While I'm certainly not the oldest gamer out there(the first console I can remember getting is the NES and a Gameboy). I think games have improved in some aspects, however a lot of interesting old ideas have been completely forgotten by the big business. I'll focus on mainstream games so that people can relate.
In 4X4 Evolution people on Mac's, PC's, the Dreamcast, and I feel like there was a 4th option could all be in one game. The cross platform worked magic because it made the community bigger. Another interesting feature in that game was that when you joined a pre "race" lobby the hosts map choice was automatically distributed to people without the map/track. So anybody could make a challenging course and distribute it to anybody regardless of their platform. The game itself had poor physics, and a loading splash screen had a picture of a truck you could not get, so in some ways it represents what you used to get in gaming. It had tons of amazing fun, but lacked visuals and certainly any complicated physics. But because it was an arcade game the physics where not first priority, and the tracks took advantage of the physics it did have by adding washboard sections, big jumps and drops and fun water hazards. There are tons of games today that could be cross platform and very fun, however since they choose not to be, 4X4 evo from the Y2K offers more creativity and more features despite having less advanced technology to do it, so it is superior to most racing games today. I've avoided comparing it to new racing games because most of the good ones are console exclusive and this is about PC games. I'll use GRID just because it can be had in the PC flavor. GRID is a terrible game by any measure of the word game(except the figure 8). Most of the racing in GRID brings no creativity to the genre, it's an arcade style game without arcade style elements, the tracks are supposed to seem real, the cars are too, there are no jumps or interesting turns too dangerous for real life courses and the crashes are trying to be realistic. This means that 4x4 evo is superior as an arcade game and as I mentioned before, it's cross platform!

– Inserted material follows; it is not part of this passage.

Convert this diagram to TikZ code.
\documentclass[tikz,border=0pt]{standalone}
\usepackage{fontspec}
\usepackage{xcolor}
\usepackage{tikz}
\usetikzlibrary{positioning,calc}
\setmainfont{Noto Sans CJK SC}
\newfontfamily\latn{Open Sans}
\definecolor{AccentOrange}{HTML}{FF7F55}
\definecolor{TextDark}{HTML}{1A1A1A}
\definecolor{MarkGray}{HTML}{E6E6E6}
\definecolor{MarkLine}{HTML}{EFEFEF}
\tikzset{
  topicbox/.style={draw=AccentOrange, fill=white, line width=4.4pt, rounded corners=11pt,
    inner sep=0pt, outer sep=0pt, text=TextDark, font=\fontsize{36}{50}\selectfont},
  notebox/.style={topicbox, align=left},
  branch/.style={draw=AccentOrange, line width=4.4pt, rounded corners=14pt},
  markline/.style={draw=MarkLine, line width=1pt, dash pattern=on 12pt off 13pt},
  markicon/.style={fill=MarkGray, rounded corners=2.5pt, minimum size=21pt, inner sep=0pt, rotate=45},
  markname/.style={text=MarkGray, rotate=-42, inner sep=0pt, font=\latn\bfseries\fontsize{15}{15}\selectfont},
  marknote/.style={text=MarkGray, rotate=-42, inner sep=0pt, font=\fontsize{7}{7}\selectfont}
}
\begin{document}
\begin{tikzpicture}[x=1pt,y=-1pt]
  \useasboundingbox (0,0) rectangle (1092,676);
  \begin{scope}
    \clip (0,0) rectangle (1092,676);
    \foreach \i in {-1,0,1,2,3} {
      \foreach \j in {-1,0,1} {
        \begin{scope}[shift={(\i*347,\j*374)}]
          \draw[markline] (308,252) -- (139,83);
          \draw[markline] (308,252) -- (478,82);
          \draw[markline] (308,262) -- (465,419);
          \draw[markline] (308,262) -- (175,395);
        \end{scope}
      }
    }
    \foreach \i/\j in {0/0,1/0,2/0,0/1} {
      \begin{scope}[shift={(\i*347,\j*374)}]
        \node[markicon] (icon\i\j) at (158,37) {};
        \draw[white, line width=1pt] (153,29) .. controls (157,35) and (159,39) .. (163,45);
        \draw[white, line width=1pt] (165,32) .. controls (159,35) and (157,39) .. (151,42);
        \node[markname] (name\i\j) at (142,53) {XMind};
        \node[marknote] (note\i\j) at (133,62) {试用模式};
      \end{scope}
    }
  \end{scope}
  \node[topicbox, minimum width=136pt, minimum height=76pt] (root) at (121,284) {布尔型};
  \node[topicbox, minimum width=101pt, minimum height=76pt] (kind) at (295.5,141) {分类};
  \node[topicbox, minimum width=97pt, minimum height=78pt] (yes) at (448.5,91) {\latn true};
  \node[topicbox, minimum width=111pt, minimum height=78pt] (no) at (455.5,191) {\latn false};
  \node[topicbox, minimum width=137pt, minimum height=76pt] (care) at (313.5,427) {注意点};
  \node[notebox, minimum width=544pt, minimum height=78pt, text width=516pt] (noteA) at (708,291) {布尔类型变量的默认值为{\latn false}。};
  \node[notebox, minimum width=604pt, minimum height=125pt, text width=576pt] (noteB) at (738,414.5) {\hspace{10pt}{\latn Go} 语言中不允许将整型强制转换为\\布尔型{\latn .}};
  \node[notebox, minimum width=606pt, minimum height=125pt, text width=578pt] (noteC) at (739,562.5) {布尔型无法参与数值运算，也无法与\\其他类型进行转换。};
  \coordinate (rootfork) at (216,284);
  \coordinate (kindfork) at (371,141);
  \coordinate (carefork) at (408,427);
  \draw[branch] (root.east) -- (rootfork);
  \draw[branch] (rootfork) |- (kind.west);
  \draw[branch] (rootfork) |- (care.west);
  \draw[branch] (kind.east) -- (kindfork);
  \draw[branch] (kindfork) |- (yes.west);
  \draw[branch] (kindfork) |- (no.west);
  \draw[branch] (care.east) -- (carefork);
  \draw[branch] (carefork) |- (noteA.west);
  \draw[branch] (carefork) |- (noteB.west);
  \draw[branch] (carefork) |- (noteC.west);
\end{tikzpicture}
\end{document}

Counterstrike is a very popular game today, but back when I played it on a Pentium 2 350Mhz powered computer it was a fairly fresh concept. It introduced a game that I feel represent what many games have become. It was more like a sport than an actual game, when I started playing it before steam took over, a lot of my friends in junior high didn't like it because it was too simple and it felt like quake for people who couldn't function when things moved too quickly or moved vertically. Counterstrike was possibly superior ~10 years ago because it was a newer idea and it hasn't changed much at all in nearly 10 years, so it's up to you to decide.

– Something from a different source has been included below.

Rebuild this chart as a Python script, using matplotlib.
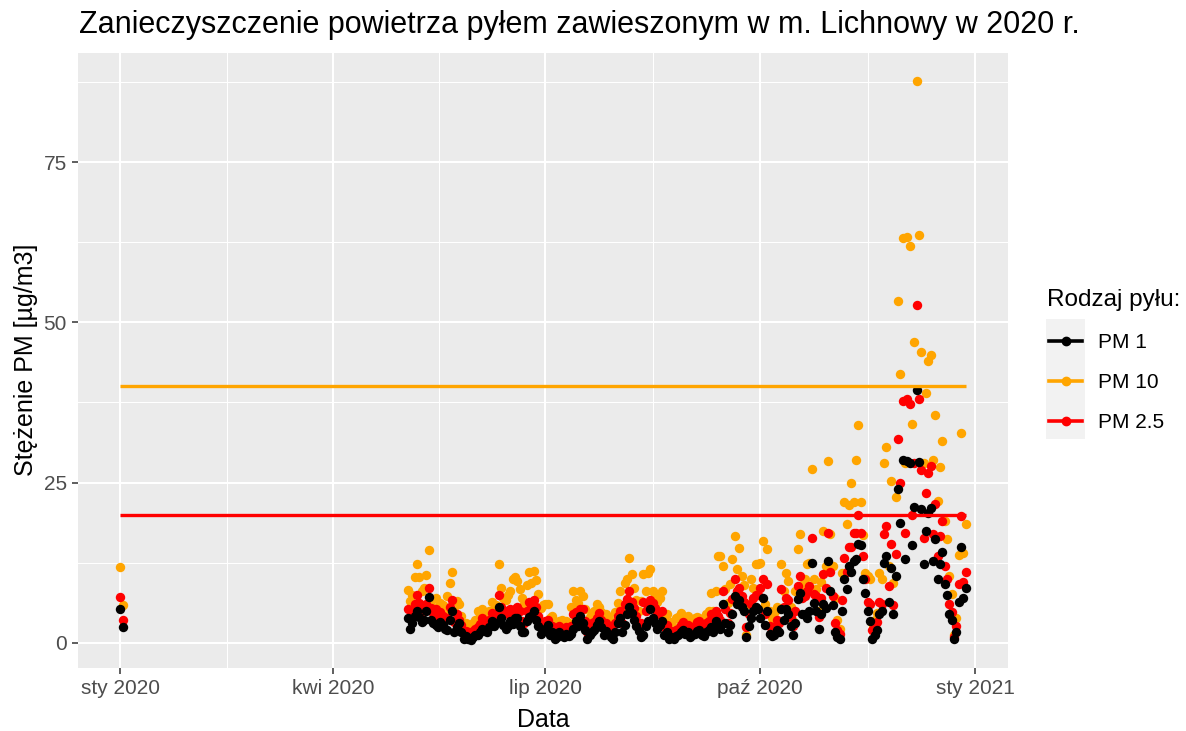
import matplotlib
matplotlib.use("Agg")
import numpy as np
import pandas as pd
from matplotlib import pyplot as plt
import matplotlib.dates as mdates
from matplotlib.patches import Rectangle
from matplotlib.lines import Line2D

plt.rcParams['font.family'] = ['Liberation Sans', 'DejaVu Sans']

# --- dane ---------------------------------------------------------------
jan_dates = ['2020-01-01', '2020-01-02']
jan_pm1 = [5.2, 2.4]
jan_pm25 = [7.1, 3.6]
jan_pm10 = [11.8, 5.8]

main_start = '2020-05-03'
pm1 = [
    3.8, 2.2, 3.0, 4.2, 4.9, 4.0, 3.2, 3.6, 4.9, 7.1,
    3.6, 3.0, 2.8, 2.4, 3.2, 2.8, 2.2, 2.0, 3.6, 4.9,
    1.7, 2.5, 3.0, 1.7, 0.6, 1.0, 0.5, 0.4, 0.9, 1.2,
    1.2, 1.6, 2.2, 1.8, 1.7, 2.4, 3.3, 2.6, 3.0, 5.5,
    3.8, 2.8, 2.2, 2.6, 3.3, 2.9, 3.8, 3.8, 2.6, 1.7,
    1.7, 3.3, 4.0, 4.2, 4.9, 3.6, 2.6, 1.4, 1.8, 2.2,
    2.8, 1.2, 1.6, 0.5, 0.8, 1.7, 1.2, 0.9, 1.4, 1.0,
    1.4, 2.2, 3.3, 2.6, 4.1, 3.0, 2.0, 0.6, 1.2, 1.6,
    2.0, 2.8, 3.3, 2.4, 1.2, 1.8, 1.4, 0.9, 0.6, 1.6,
    3.0, 3.8, 1.7, 2.8, 4.5, 5.6, 4.6, 3.6, 2.6, 1.8,
    0.9, 1.2, 2.6, 3.4, 5.2, 3.8, 3.0, 2.2, 2.8, 3.3,
    1.2, 1.7, 0.6, 0.9, 0.5, 1.0, 1.2, 1.6, 2.0, 1.4,
    1.6, 0.9, 1.2, 1.4, 1.8, 2.0, 1.2, 1.0, 1.7, 1.9,
    2.4, 1.7, 3.3, 2.6, 2.2, 6.1, 3.0, 1.7, 2.8, 4.4,
    7.2, 6.1, 6.7, 5.6, 4.9, 0.9, 2.6, 3.8, 5.0, 5.6,
    5.3, 3.8, 6.9, 2.8, 5.0, 1.4, 1.0, 1.2, 2.0, 1.6,
    5.3, 3.6, 5.2, 4.5, 2.6, 1.2, 3.0, 6.8, 7.7, 4.4,
    4.4, 3.8, 5.0, 12.4, 6.2, 5.0, 2.2, 4.4, 6.0, 5.4,
    12.7, 8.0, 5.8, 1.7, 0.9, 0.5, 4.9, 10.0, 8.3, 12.0,
    11.1, 12.7, 13.0, 15.4, 15.2, 9.9, 7.7, 4.9, 3.3, 0.6,
    1.2, 2.0, 4.4, 4.9, 12.4, 13.5, 6.4, 11.6, 4.4, 10.4,
    24.0, 18.7, 28.5, 13.1, 28.4, 28.0, 15.2, 21.2, 39.5, 28.2,
    20.8, 12.3, 17.5, 20.3, 21.0, 12.7, 16.2, 9.9, 12.3, 14.1,
    9.1, 7.5, 4.5, 3.6, 0.5, 1.7, 6.4, 15.0, 6.9, 8.5,
]
pm25 = [
    5.2, 4.0, 5.0, 6.0, 7.5, 6.2, 5.0, 5.4, 6.1, 8.5,
    5.4, 4.6, 5.3, 4.0, 4.8, 4.2, 3.6, 3.8, 5.6, 6.7,
    3.2, 4.4, 3.6, 2.8, 1.5, 1.8, 1.7, 1.2, 1.8, 2.2,
    2.4, 2.9, 3.8, 3.0, 2.8, 3.5, 4.6, 4.0, 4.4, 7.5,
    5.6, 4.6, 4.9, 4.4, 5.3, 5.0, 5.3, 5.6, 4.9, 3.4,
    3.0, 5.0, 6.4, 5.8, 6.7, 5.5, 4.2, 2.8, 3.0, 3.4,
    3.6, 2.4, 2.6, 1.4, 1.8, 2.6, 2.2, 1.7, 2.4, 2.0,
    2.6, 4.4, 4.8, 4.0, 5.2, 5.2, 3.4, 1.6, 2.4, 3.0,
    3.2, 3.8, 4.6, 3.6, 2.4, 3.0, 2.6, 2.0, 1.6, 3.0,
    4.2, 4.9, 3.0, 6.1, 6.8, 8.0, 6.4, 5.4, 4.2, 3.0,
    3.0, 6.4, 5.0, 5.6, 6.6, 6.2, 5.4, 4.4, 4.8, 4.9,
    2.4, 2.8, 1.5, 1.8, 1.2, 2.0, 2.2, 2.8, 3.2, 2.4,
    2.8, 2.0, 2.4, 2.6, 3.2, 3.4, 2.4, 2.2, 3.0, 3.4,
    4.4, 3.0, 5.0, 4.2, 3.6, 8.0, 5.2, 3.0, 4.6, 6.8,
    9.9, 8.0, 8.6, 7.2, 6.4, 2.5, 4.4, 6.0, 7.0, 7.5,
    7.5, 8.5, 9.9, 4.4, 9.1, 2.6, 2.0, 2.4, 3.6, 3.0,
    8.3, 5.6, 7.0, 6.7, 4.0, 2.6, 5.0, 8.8, 10.4, 7.0,
    7.2, 8.0, 8.8, 16.3, 7.6, 7.2, 4.0, 7.0, 10.7, 8.6,
    17.1, 11.0, 7.2, 3.0, 2.0, 1.4, 6.7, 13.2, 11.0, 15.0,
    15.0, 17.1, 17.1, 20.0, 17.1, 13.5, 10.0, 6.3, 6.0, 2.0,
    2.4, 3.2, 6.3, 6.0, 17.0, 18.2, 8.8, 15.4, 5.8, 13.8,
    31.8, 25.0, 37.8, 17.1, 38.1, 37.2, 20.0, 28.0, 52.7, 38.1,
    27.0, 16.4, 23.4, 26.5, 27.5, 17.0, 21.6, 13.5, 16.6, 19.0,
    12.0, 9.9, 6.1, 4.8, 0.9, 2.6, 9.1, 19.8, 9.4, 11.1,
]
pm10 = [
    8.2, 6.5, 7.5, 10.3, 12.3, 10.2, 8.0, 8.5, 10.5, 14.4,
    5.6, 6.8, 7.0, 5.5, 6.2, 5.8, 4.8, 7.2, 9.3, 11.1,
    5.0, 6.5, 6.0, 4.2, 2.6, 3.0, 2.2, 2.0, 3.0, 3.6,
    5.0, 4.2, 5.2, 4.0, 3.8, 5.0, 6.4, 5.2, 5.8, 12.2,
    8.5, 7.0, 6.6, 7.4, 8.0, 10.0, 10.2, 9.6, 8.3, 7.0,
    6.0, 9.0, 11.0, 9.3, 11.2, 9.8, 7.6, 5.4, 5.8, 6.0,
    6.0, 3.8, 4.2, 2.6, 3.0, 3.3, 3.6, 2.8, 3.4, 3.0,
    5.6, 8.0, 6.7, 6.2, 8.0, 7.2, 5.2, 3.0, 4.0, 4.6,
    5.0, 6.0, 5.6, 4.8, 3.6, 4.4, 4.0, 3.4, 3.0, 4.8,
    6.2, 8.0, 5.2, 9.3, 10.0, 13.2, 10.7, 8.6, 6.6, 5.0,
    6.5, 10.7, 8.0, 10.8, 11.5, 8.0, 7.4, 6.4, 7.0, 8.0,
    4.0, 4.4, 2.8, 3.2, 2.4, 3.8, 4.0, 4.6, 4.2, 3.6,
    4.2, 3.0, 3.6, 3.8, 4.0, 3.8, 3.2, 3.0, 4.4, 5.0,
    7.7, 5.0, 8.0, 13.5, 13.5, 12.0, 8.4, 6.2, 9.1, 13.0,
    16.6, 11.5, 14.8, 10.4, 9.0, 1.2, 6.0, 10.0, 8.6, 12.2,
    12.2, 12.4, 15.8, 6.0, 14.6, 5.0, 3.8, 4.6, 5.6, 5.2,
    12.2, 8.0, 10.8, 9.6, 5.6, 3.3, 8.0, 14.6, 17.0, 9.0,
    10.0, 12.2, 12.4, 27.1, 10.0, 8.3, 5.0, 9.4, 17.4, 12.0,
    28.4, 17.0, 12.0, 6.9, 3.6, 2.2, 10.8, 22.0, 18.5, 21.5,
    25.0, 22.0, 28.5, 34.0, 22.0, 16.8, 10.8, 10.4, 9.9, 3.0,
    3.6, 4.6, 10.8, 9.9, 28.0, 30.5, 12.0, 25.3, 9.3, 22.8,
    53.3, 41.9, 63.1, 28.0, 63.4, 62.0, 34.2, 47.0, 87.7, 63.6,
    45.3, 28.0, 38.9, 44.0, 44.9, 28.5, 35.6, 22.1, 27.4, 31.5,
    19.0, 16.2, 10.4, 7.6, 1.2, 3.8, 13.7, 32.8, 14.0, 18.5,
]

series_names = ['PM 1', 'PM 10', 'PM 2.5']
series_colors = {'PM 1': 'black', 'PM 10': '#FFA500', 'PM 2.5': '#FF0000'}
limit_values = {'PM 10': 40, 'PM 2.5': 20}

tick_dates = ['2020-01-01', '2020-04-01', '2020-07-01', '2020-10-01', '2021-01-01']
tick_labels = ['sty 2020', 'kwi 2020', 'lip 2020', 'paź 2020', 'sty 2021']
y_ticks = [0, 25, 50, 75]

# --- przygotowanie -------------------------------------------------------
main_dates = pd.date_range(main_start, periods=len(pm1), freq='D')
dates = pd.to_datetime(jan_dates).append(main_dates)
values = {
    'PM 1': jan_pm1 + pm1,
    'PM 10': jan_pm10 + pm10,
    'PM 2.5': jan_pm25 + pm25,
}
xnum = mdates.date2num(dates)

W, H = 1186, 731
fig = plt.figure(figsize=(W / 100, H / 100), dpi=100)


def fx(px):
    return px / W


def fy(py):
    return 1 - py / H


ax = fig.add_axes([fx(78), fy(668), fx(1008) - fx(78), fy(53) - fy(668)])
ax.set_facecolor('#EBEBEB')
for s in ax.spines.values():
    s.set_visible(False)

# punkty: PM10, PM2.5, PM1 na wierzchu
for name, z in [('PM 10', 3), ('PM 2.5', 4), ('PM 1', 5)]:
    ax.scatter(xnum, values[name], s=46, color=series_colors[name],
               linewidths=0, zorder=z)

# normy
for name, lim in limit_values.items():
    ax.plot([xnum[0], xnum[-1]], [lim, lim], color=series_colors[name],
            lw=2.4, zorder=6, solid_capstyle='butt')

# osie
span = xnum[-1] - xnum[0]
ax.set_xlim(xnum[0] - 0.05 * span, xnum[-1] + 0.05 * span)
all_vals = np.concatenate([np.array(v) for v in values.values()])
vr = all_vals.max() - all_vals.min()
ax.set_ylim(all_vals.min() - 0.05 * vr, all_vals.max() + 0.05 * vr)

xt = mdates.date2num(pd.to_datetime(tick_dates))
ax.set_xticks(xt)
ax.set_xticklabels(tick_labels)
ax.set_xticks((xt[:-1] + xt[1:]) / 2, minor=True)
ax.set_yticks(y_ticks)
ax.set_yticks([12.5, 37.5, 62.5, 87.5], minor=True)

ax.grid(which='major', color='white', lw=1.5)
ax.grid(which='minor', color='white', lw=0.75)
ax.set_axisbelow(True)
ax.tick_params(which='major', length=4.5, width=1.1, color='#333333',
               labelcolor='#4D4D4D', labelsize=15, pad=3.5)
ax.tick_params(which='minor', length=0)

fig.text(fx(543), fy(727), 'Data', fontsize=18, ha='center', va='baseline')
fig.text(fx(26), fy(360), 'Stężenie PM [µg/m3]', fontsize=18, rotation=90,
         ha='center', va='center')
fig.text(fx(79), fy(33), 'Zanieczyszczenie powietrza pyłem zawieszonym w m. Lichnowy w 2020 r.',
         fontsize=22, ha='left', va='baseline')

# legenda
fig.text(fx(1047), fy(306), 'Rodzaj pyłu:', fontsize=17.5, ha='left', va='baseline')
fig.patches.append(Rectangle((fx(1046), fy(439)), fx(39), fy(319) - fy(439),
                             transform=fig.transFigure, facecolor='#F2F2F2',
                             edgecolor='none'))
for i, name in enumerate(series_names):
    yp = 341 + 40 * i
    yc = fy(yp)
    fig.lines.append(Line2D([fx(1049), fx(1082)], [yc, yc], color=series_colors[name],
                            lw=2.6, transform=fig.transFigure))
    fig.lines.append(Line2D([fx(1065.5)], [yc], color=series_colors[name], lw=0,
                            marker='o', markersize=6, transform=fig.transFigure))
    fig.text(fx(1098), fy(yp + 7.5), name, fontsize=15, ha='left', va='baseline')

fig.savefig('out.png', dpi=100)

Command and Conquer is another game series that has moved through time and as far as most old gamers opinions go, it has become worse. I've played since the first one through to C&C3 and lost interest as the years moved on The series hasn't changed much from 1995 up until generals, however at generals they seem to have gone a new direction. The new direction generals took focused on less is more and made the game more like a generic 3D strategy game by taking out the key feature of the game which is strategy. Quite often people say that Generals was great because it simplified C&C and made it faster, but they seem to forget that C&C is supposed to be a strategy game so those to things they like about it actually make it not a strategy game. The recent releases definitely aren't superior to the old ones and in some respects they offer less, but they also offer far better graphics. To sum C&C up, neither the old or the new are superior, it all depends on who you are. Though I'm obviously not a fan of the new stuff.
Need for Speed is another game that has been around for a fair span of time and it also has a fair amount of discussion about which is better. While the old games where more "fun" and arcade-like, they certainly lacked when compared to car selection and eye candy. But they always showed that they where created by people and not the pretend people who work for a huge business. They had amazing and often fitting music, awesome intros and the occasional outlandish car. The new ones seem to focus on grit and pop culture, using real music also manufactured by pretend people in other industries. But they do succeed in beating the old games at a few things, mainly a slightly better use of physics, a larger selection of cars and tracks. So though the old games are superior as games, you won't feel as cool playing them because you won't be in a Mercedes on 30 inch rims with a 2 lane wide wide body kit listening to FatJoe rap about how money is great.
The point all of this is getting at is that the gaming industry has a few main issues that make gamers like myself feel that the older games are usually better, and all of them come down to what a game is, and not what a game has.
Oh and the future should have cross platform multiplayer because the point of multiplayer is not to play by yourself.